Code that draws figures:
.....

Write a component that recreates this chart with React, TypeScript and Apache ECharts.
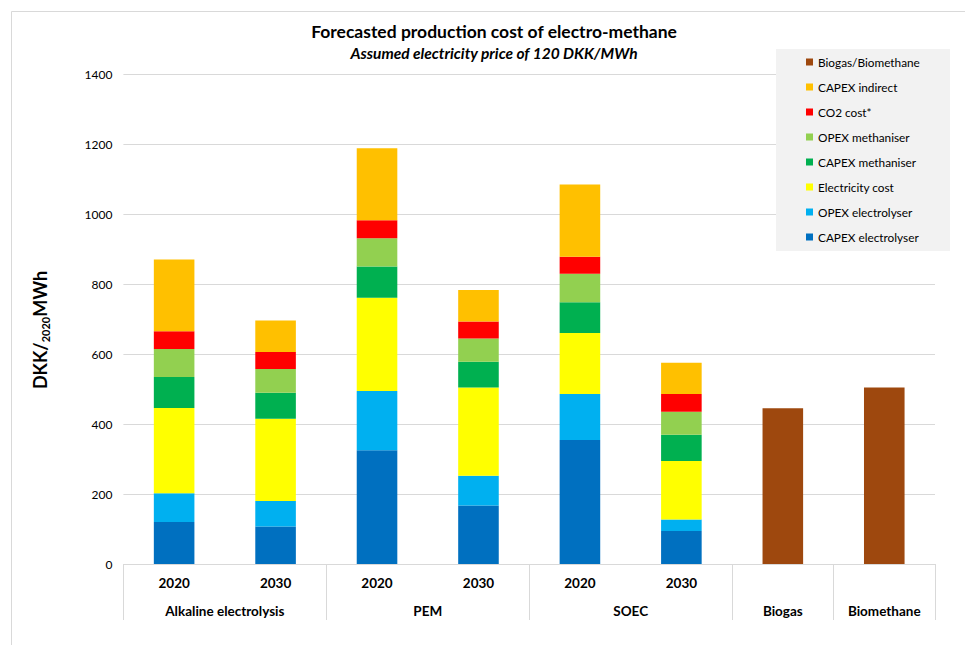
import React, { useEffect, useRef } from "react";
import * as echarts from "echarts";

// ---- Data ----
const categories = ["2020", "2030", "2020", "2030", "2020", "2030", "", ""];
const groupLabels = ["Alkaline electrolysis", "PEM", "SOEC", "Biogas", "Biomethane"];
const groupSizes = [2, 2, 2, 1, 1];

const capexElectrolyser = [120, 107, 325, 167, 354, 94, null, null];
const opexElectrolyser = [82, 73, 169, 85, 132, 33, null, null];
const electricityCost = [244, 235, 267, 252, 174, 167, null, null];
const capexMethaniser = [88, 74, 89, 74, 88, 75, null, null];
const opexMethaniser = [80, 68, 81, 66, 81, 66, null, null];
const co2Cost = [51, 49, 51, 49, 49, 51, null, null];
const capexIndirect = [205, 90, 206, 90, 206, 89, null, null];
const biogasBiomethane = [null, null, null, null, null, null, 445, 504];

const yMin = 0;
const yMax = 1400;
const yInterval = 200;

const seriesNames = [
  "CAPEX electrolyser",
  "OPEX electrolyser",
  "Electricity cost",
  "CAPEX methaniser",
  "OPEX methaniser",
  "CO2 cost*",
  "CAPEX indirect",
  "Biogas/Biomethane",
];
const seriesData = [
  capexElectrolyser,
  opexElectrolyser,
  electricityCost,
  capexMethaniser,
  opexMethaniser,
  co2Cost,
  capexIndirect,
  biogasBiomethane,
];
const seriesColors = [
  "#0070C0",
  "#00B0F0",
  "#FFFF00",
  "#00B050",
  "#92D050",
  "#FF0000",
  "#FFC000",
  "#9E480E",
];

const FONT = "Lato, 'Open Sans', sans-serif";

export default function App() {
  const ref = useRef<HTMLDivElement>(null);

  useEffect(() => {
    document.body.style.margin = "0";
    if (!ref.current) return;
    const chart = echarts.init(ref.current, null, { renderer: "svg" });

    // group boundaries / centres (in category units)
    const groupStarts: number[] = [];
    const groupCentersHalf: Record<number, string> = {};
    let acc = 0;
    groupSizes.forEach((s, i) => {
      groupStarts.push(acc);
      groupCentersHalf[acc * 2 + s] = groupLabels[i];
      acc += s;
    });

    const option: any = {
      animation: false,
      backgroundColor: "#ffffff",
      textStyle: { fontFamily: FONT },
      title: [
        {
          text: "Forecasted production cost of electro-methane",
          left: 494,
          top: 22,
          textAlign: "center",
          padding: 0,
          textStyle: { fontFamily: FONT, fontSize: 17.5, fontWeight: "bold", color: "#000" },
        },
        {
          text: "Assumed electricity price of 120 DKK/MWh",
          left: 494,
          top: 45,
          textAlign: "center",
          padding: 0,
          textStyle: {
            fontFamily: FONT,
            fontSize: 15.5,
            fontWeight: "bold",
            fontStyle: "italic",
            color: "#000",
          },
        },
      ],
      legend: {
        orient: "vertical",
        left: 806,
        top: 55,
        padding: 0,
        itemWidth: 7,
        itemHeight: 7,
        itemGap: 11,
        icon: "rect",
        selectedMode: false,
        data: seriesNames.slice().reverse(),
        textStyle: { fontFamily: FONT, fontSize: 11.8, lineHeight: 14, color: "#000" },
      },
      grid: { left: 123.4, right: 30, top: 74, bottom: 81, containLabel: false },
      xAxis: [
        {
          type: "category",
          data: categories,
          axisLine: { show: true, lineStyle: { color: "#d9d9d9", width: 1 } },
          axisTick: {
            show: true,
            length: 56,
            interval: (index: number) => groupStarts.indexOf(index) >= 0,
            lineStyle: { color: "#d9d9d9", width: 1 },
          },
          axisLabel: {
            margin: 12,
            fontFamily: FONT,
            fontSize: 13.5,
            fontWeight: "bold",
            color: "#000",
            interval: 0,
          },
        },
        {
          type: "value",
          position: "bottom",
          min: 0,
          max: categories.length * 2,
          interval: 1,
          axisLine: { show: false },
          axisTick: { show: false },
          splitLine: { show: false },
          axisLabel: {
            margin: 40,
            fontFamily: FONT,
            fontSize: 13.5,
            fontWeight: "bold",
            color: "#000",
            showMinLabel: true,
            showMaxLabel: true,
            formatter: (v: number) => groupCentersHalf[Math.round(v)] || "",
          },
        },
      ],
      yAxis: {
        type: "value",
        min: yMin,
        max: yMax,
        interval: yInterval,
        axisLine: { show: false },
        axisTick: { show: false },
        splitLine: { lineStyle: { color: "#d9d9d9", width: 1 } },
        axisLabel: {
          margin: 11,
          fontFamily: FONT,
          fontSize: 12,
          color: "#000",
          formatter: (v: number) => String(v),
        },
      },
      graphic: [
        {
          type: "rect",
          z: -10,
          silent: true,
          shape: { x: 11.5, y: 11.5, width: 1000, height: 700 },
          style: { fill: "none", stroke: "#d9d9d9", lineWidth: 1 },
        },
        {
          type: "rect",
          z: 3,
          silent: true,
          shape: { x: 776, y: 49, width: 174, height: 202 },
          style: { fill: "#f2f2f2" },
        },
        {
          type: "text",
          x: 40,
          y: 330,
          rotation: Math.PI / 2,
          style: {
            text: "{a|DKK/}{s|2020}{a|MWh}",
            align: "center",
            verticalAlign: "middle",
            rich: {
              a: { fontFamily: FONT, fontSize: 18, fontWeight: "bold", fill: "#000", lineHeight: 22 },
              s: {
                fontFamily: FONT,
                fontSize: 11,
                fontWeight: "bold",
                fill: "#000",
                lineHeight: 12,
                verticalAlign: "bottom",
              },
            },
          },
        },
      ],
      series: seriesNames.map((name, i) => ({
        name,
        type: "bar",
        stack: "total",
        xAxisIndex: 0,
        barWidth: "40%",
        itemStyle: { color: seriesColors[i] },
        data: seriesData[i],
      })),
    };

    chart.setOption(option);
    return () => chart.dispose();
  }, []);

  return <div ref={ref} style={{ width: 965, height: 645 }} />;
}
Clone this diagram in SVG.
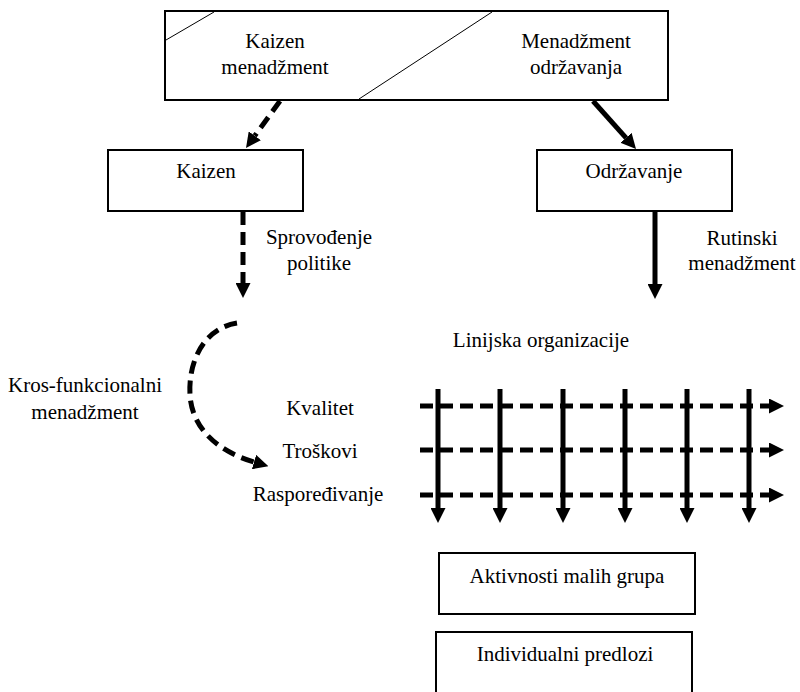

.....

Task objective: Transcribe the full listing above exactly as it stands, minus the pictures.

Solution for this task:
Write a component that recreates this chart with React, TypeScript and Apache ECharts.
import React, { useEffect, useRef } from "react";
import * as echarts from "echarts";

// ---- Data ----
const categories = ["2020", "2030", "2020", "2030", "2020", "2030", "", ""];
const groupLabels = ["Alkaline electrolysis", "PEM", "SOEC", "Biogas", "Biomethane"];
const groupSizes = [2, 2, 2, 1, 1];

const capexElectrolyser = [120, 107, 325, 167, 354, 94, null, null];
const opexElectrolyser = [82, 73, 169, 85, 132, 33, null, null];
const electricityCost = [244, 235, 267, 252, 174, 167, null, null];
const capexMethaniser = [88, 74, 89, 74, 88, 75, null, null];
const opexMethaniser = [80, 68, 81, 66, 81, 66, null, null];
const co2Cost = [51, 49, 51, 49, 49, 51, null, null];
const capexIndirect = [205, 90, 206, 90, 206, 89, null, null];
const biogasBiomethane = [null, null, null, null, null, null, 445, 504];

const yMin = 0;
const yMax = 1400;
const yInterval = 200;

const seriesNames = [
  "CAPEX electrolyser",
  "OPEX electrolyser",
  "Electricity cost",
  "CAPEX methaniser",
  "OPEX methaniser",
  "CO2 cost*",
  "CAPEX indirect",
  "Biogas/Biomethane",
];
const seriesData = [
  capexElectrolyser,
  opexElectrolyser,
  electricityCost,
  capexMethaniser,
  opexMethaniser,
  co2Cost,
  capexIndirect,
  biogasBiomethane,
];
const seriesColors = [
  "#0070C0",
  "#00B0F0",
  "#FFFF00",
  "#00B050",
  "#92D050",
  "#FF0000",
  "#FFC000",
  "#9E480E",
];

const FONT = "Lato, 'Open Sans', sans-serif";

export default function App() {
  const ref = useRef<HTMLDivElement>(null);

  useEffect(() => {
    document.body.style.margin = "0";
    if (!ref.current) return;
    const chart = echarts.init(ref.current, null, { renderer: "svg" });

    // group boundaries / centres (in category units)
    const groupStarts: number[] = [];
    const groupCentersHalf: Record<number, string> = {};
    let acc = 0;
    groupSizes.forEach((s, i) => {
      groupStarts.push(acc);
      groupCentersHalf[acc * 2 + s] = groupLabels[i];
      acc += s;
    });

    const option: any = {
      animation: false,
      backgroundColor: "#ffffff",
      textStyle: { fontFamily: FONT },
      title: [
        {
          text: "Forecasted production cost of electro-methane",
          left: 494,
          top: 22,
          textAlign: "center",
          padding: 0,
          textStyle: { fontFamily: FONT, fontSize: 17.5, fontWeight: "bold", color: "#000" },
        },
        {
          text: "Assumed electricity price of 120 DKK/MWh",
          left: 494,
          top: 45,
          textAlign: "center",
          padding: 0,
          textStyle: {
            fontFamily: FONT,
            fontSize: 15.5,
            fontWeight: "bold",
            fontStyle: "italic",
            color: "#000",
          },
        },
      ],
      legend: {
        orient: "vertical",
        left: 806,
        top: 55,
        padding: 0,
        itemWidth: 7,
        itemHeight: 7,
        itemGap: 11,
        icon: "rect",
        selectedMode: false,
        data: seriesNames.slice().reverse(),
        textStyle: { fontFamily: FONT, fontSize: 11.8, lineHeight: 14, color: "#000" },
      },
      grid: { left: 123.4, right: 30, top: 74, bottom: 81, containLabel: false },
      xAxis: [
        {
          type: "category",
          data: categories,
          axisLine: { show: true, lineStyle: { color: "#d9d9d9", width: 1 } },
          axisTick: {
            show: true,
            length: 56,
            interval: (index: number) => groupStarts.indexOf(index) >= 0,
            lineStyle: { color: "#d9d9d9", width: 1 },
          },
          axisLabel: {
            margin: 12,
            fontFamily: FONT,
            fontSize: 13.5,
            fontWeight: "bold",
            color: "#000",
            interval: 0,
          },
        },
        {
          type: "value",
          position: "bottom",
          min: 0,
          max: categories.length * 2,
          interval: 1,
          axisLine: { show: false },
          axisTick: { show: false },
          splitLine: { show: false },
          axisLabel: {
            margin: 40,
            fontFamily: FONT,
            fontSize: 13.5,
            fontWeight: "bold",
            color: "#000",
            showMinLabel: true,
            showMaxLabel: true,
            formatter: (v: number) => groupCentersHalf[Math.round(v)] || "",
          },
        },
      ],
      yAxis: {
        type: "value",
        min: yMin,
        max: yMax,
        interval: yInterval,
        axisLine: { show: false },
        axisTick: { show: false },
        splitLine: { lineStyle: { color: "#d9d9d9", width: 1 } },
        axisLabel: {
          margin: 11,
          fontFamily: FONT,
          fontSize: 12,
          color: "#000",
          formatter: (v: number) => String(v),
        },
      },
      graphic: [
        {
          type: "rect",
          z: -10,
          silent: true,
          shape: { x: 11.5, y: 11.5, width: 1000, height: 700 },
          style: { fill: "none", stroke: "#d9d9d9", lineWidth: 1 },
        },
        {
          type: "rect",
          z: 3,
          silent: true,
          shape: { x: 776, y: 49, width: 174, height: 202 },
          style: { fill: "#f2f2f2" },
        },
        {
          type: "text",
          x: 40,
          y: 330,
          rotation: Math.PI / 2,
          style: {
            text: "{a|DKK/}{s|2020}{a|MWh}",
            align: "center",
            verticalAlign: "middle",
            rich: {
              a: { fontFamily: FONT, fontSize: 18, fontWeight: "bold", fill: "#000", lineHeight: 22 },
              s: {
                fontFamily: FONT,
                fontSize: 11,
                fontWeight: "bold",
                fill: "#000",
                lineHeight: 12,
                verticalAlign: "bottom",
              },
            },
          },
        },
      ],
      series: seriesNames.map((name, i) => ({
        name,
        type: "bar",
        stack: "total",
        xAxisIndex: 0,
        barWidth: "40%",
        itemStyle: { color: seriesColors[i] },
        data: seriesData[i],
      })),
    };

    chart.setOption(option);
    return () => chart.dispose();
  }, []);

  return <div ref={ref} style={{ width: 965, height: 645 }} />;
}
Clone this diagram in SVG.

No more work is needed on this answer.